Algumas doenças ou perturbações do foro mental/psiquiátrico, como a depressão, a doença bipolar, a dependência do álcool ou também a vivência de acontecimentos muito traumáticos, podem constituir factores de risco no suicídio. Por ano morrem mais de setecentas mil pessoas no mundo por suicídio, uma pessoa a cada quarenta segundos. Em Portugal, corresponde a três mortes por dia. Este, por sua vez, é a quarta causa de morte no mundo para pessoas entre os quinze e os 29 anos (e a principal para crianças e jovens portugueses entre os dez e os 29).
Dados de 2017 indicam que, na última década, houve um aumento de treze por cento nas doenças mentais e elas são actualmente responsáveis por um em cada cinco anos vividos com incapacidade.
Em Portugal, o mais recente “Estudo Epidemiológico sobre a Saúde Psicológica” dos portugueses indica que os problemas de saúde mental afectam um em cada cinco portugueses. O consumo de ansiolíticos e antidepressivos reforça estes dados, colocando Portugal no quinto lugar da OCDE no consumo destes medicamentos, com o dobro do consumo relativamente a alguns países do mesmo grupo.
Para aqueles que têm mais dificuldade em “visualizar” as doenças e as consequências da ausência de saúde mental, a OMS também estabelece uma relação entre a saúde e a doença física e mental, alertando que há uma correlação entre algumas delas, nomeadamente as doenças cardiovasculares, que podem levar à depressão e vice-versa. O diagnóstico e a vivência de alguma doença que cause sofrimento ou dor física e/ou mental também está relacionado com o aumento da probabilidade de desenvolver alguma perturbação ou doença mental.

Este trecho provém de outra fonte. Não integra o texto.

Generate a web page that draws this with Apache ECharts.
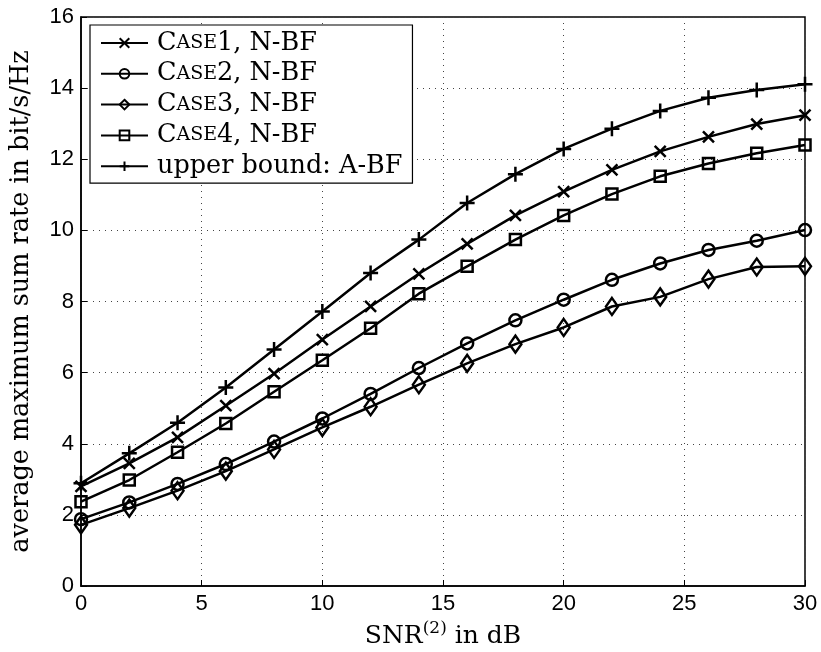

A saúde no seu todo, física e mental, influencia e é influenciada pelos mais variados factores da nossa vida, como por exemplo os económicos. Na saúde física é fácil perceber que uma economia frágil potencie o agravamento da saúde, pela dificuldade no acesso a alimentação e a cuidados médicos, por exemplo. O mesmo é válido para a saúde mental; as crises económicas têm um grande impacto na saúde mental (o desemprego potencia o aparecimento ou agravamento de doenças como a depressão), sendo que o inverso também acontece, com as doenças mentais a terem um grande impacto a nível económico.
A palavra de ordem, quando falamos em saúde, é prevenir e educar. A prevenção permite uma diminuição de custos e uma optimização de resultados. Prevenir factores de risco e trabalhar competências (educar) e recursos que permitam evitar o aumento das doenças mentais vai diminuir o seu impacto nos indivíduos e na sociedade, o que não é irrelevante, como mostram os números.
É para isto que têm alertado ao longo dos anos não só a OMS mas também os profissionais de saúde mental. Os efeitos menos visíveis que os das doenças físicas e o estigma associado a estas doenças, assim como a falta de investimento e de estruturas, agravaram o impacto destas doenças, dando-lhes, agora, maior visibilidade. O programa especial da OMS tem como objectivo garantir o acesso universal à saúde (a nível de cobertura e de capacidade económica) a mais cem milhões de pessoas em doze países prioritários.
Em Portugal, o Governo anunciou cerca de 88 milhões do Plano de Recuperação e Resiliência para serem aplicados na área da saúde mental.
No passado dia 10 de Outubro assinalou-se o Dia Mundial da Saúde Mental. Convém não esquecer que esta é uma área que necessita também da nossa reflexão e do nosso “trabalho de casa”, em relação a nós e aos outros (a quem podemos ajudar).